*TASK DETAILS*:
Reproduce every line of the listing as written, apart from the pictures.
= = = =
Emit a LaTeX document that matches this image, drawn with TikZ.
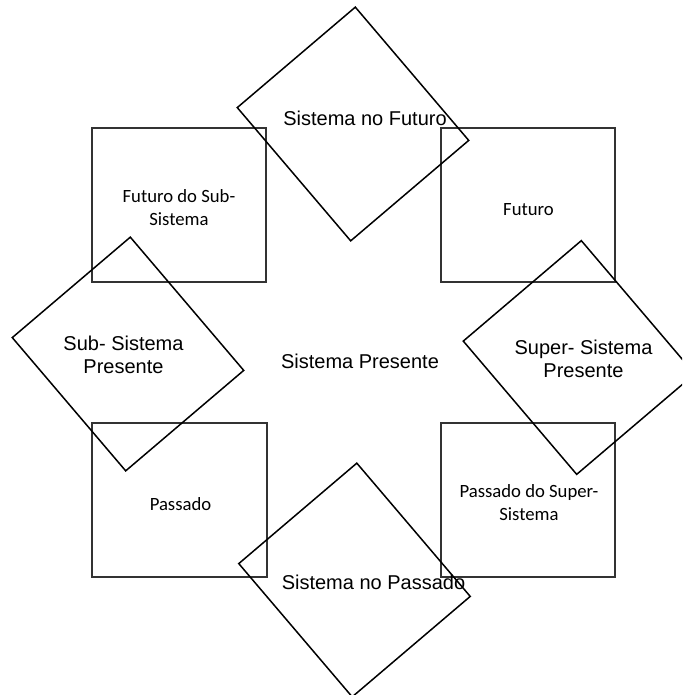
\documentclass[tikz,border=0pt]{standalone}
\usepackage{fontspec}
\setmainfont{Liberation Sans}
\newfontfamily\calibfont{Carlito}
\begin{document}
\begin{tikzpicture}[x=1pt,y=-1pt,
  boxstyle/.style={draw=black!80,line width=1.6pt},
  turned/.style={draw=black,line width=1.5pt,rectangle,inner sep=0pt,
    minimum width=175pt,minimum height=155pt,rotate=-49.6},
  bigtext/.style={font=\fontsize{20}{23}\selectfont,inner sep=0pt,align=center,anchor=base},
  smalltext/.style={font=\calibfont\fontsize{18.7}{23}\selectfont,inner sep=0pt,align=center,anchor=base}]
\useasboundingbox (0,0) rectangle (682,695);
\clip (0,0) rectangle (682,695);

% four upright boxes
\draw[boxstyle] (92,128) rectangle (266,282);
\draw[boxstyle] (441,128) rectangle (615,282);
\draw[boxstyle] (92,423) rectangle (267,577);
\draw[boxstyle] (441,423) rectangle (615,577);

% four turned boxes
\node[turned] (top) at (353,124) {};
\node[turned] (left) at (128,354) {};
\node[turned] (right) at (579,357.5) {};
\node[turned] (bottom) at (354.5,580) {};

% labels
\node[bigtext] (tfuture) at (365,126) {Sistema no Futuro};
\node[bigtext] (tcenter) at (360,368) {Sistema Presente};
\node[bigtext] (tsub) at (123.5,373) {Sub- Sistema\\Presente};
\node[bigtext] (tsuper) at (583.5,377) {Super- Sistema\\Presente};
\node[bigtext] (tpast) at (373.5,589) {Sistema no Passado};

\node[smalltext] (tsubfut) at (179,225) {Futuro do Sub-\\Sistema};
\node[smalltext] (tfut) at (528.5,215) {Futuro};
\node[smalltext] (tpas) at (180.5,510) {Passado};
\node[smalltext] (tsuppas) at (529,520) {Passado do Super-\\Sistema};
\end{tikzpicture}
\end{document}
= = = =
*RESULT FOR THIS TASK*:
Emit a LaTeX document that matches this image, drawn with TikZ.
\documentclass[tikz,border=0pt]{standalone}
\usepackage{fontspec}
\setmainfont{Liberation Sans}
\newfontfamily\calibfont{Carlito}
\begin{document}
\begin{tikzpicture}[x=1pt,y=-1pt,
  boxstyle/.style={draw=black!80,line width=1.6pt},
  turned/.style={draw=black,line width=1.5pt,rectangle,inner sep=0pt,
    minimum width=175pt,minimum height=155pt,rotate=-49.6},
  bigtext/.style={font=\fontsize{20}{23}\selectfont,inner sep=0pt,align=center,anchor=base},
  smalltext/.style={font=\calibfont\fontsize{18.7}{23}\selectfont,inner sep=0pt,align=center,anchor=base}]
\useasboundingbox (0,0) rectangle (682,695);
\clip (0,0) rectangle (682,695);

% four upright boxes
\draw[boxstyle] (92,128) rectangle (266,282);
\draw[boxstyle] (441,128) rectangle (615,282);
\draw[boxstyle] (92,423) rectangle (267,577);
\draw[boxstyle] (441,423) rectangle (615,577);

% four turned boxes
\node[turned] (top) at (353,124) {};
\node[turned] (left) at (128,354) {};
\node[turned] (right) at (579,357.5) {};
\node[turned] (bottom) at (354.5,580) {};

% labels
\node[bigtext] (tfuture) at (365,126) {Sistema no Futuro};
\node[bigtext] (tcenter) at (360,368) {Sistema Presente};
\node[bigtext] (tsub) at (123.5,373) {Sub- Sistema\\Presente};
\node[bigtext] (tsuper) at (583.5,377) {Super- Sistema\\Presente};
\node[bigtext] (tpast) at (373.5,589) {Sistema no Passado};

\node[smalltext] (tsubfut) at (179,225) {Futuro do Sub-\\Sistema};
\node[smalltext] (tfut) at (528.5,215) {Futuro};
\node[smalltext] (tpas) at (180.5,510) {Passado};
\node[smalltext] (tsuppas) at (529,520) {Passado do Super-\\Sistema};
\end{tikzpicture}
\end{document}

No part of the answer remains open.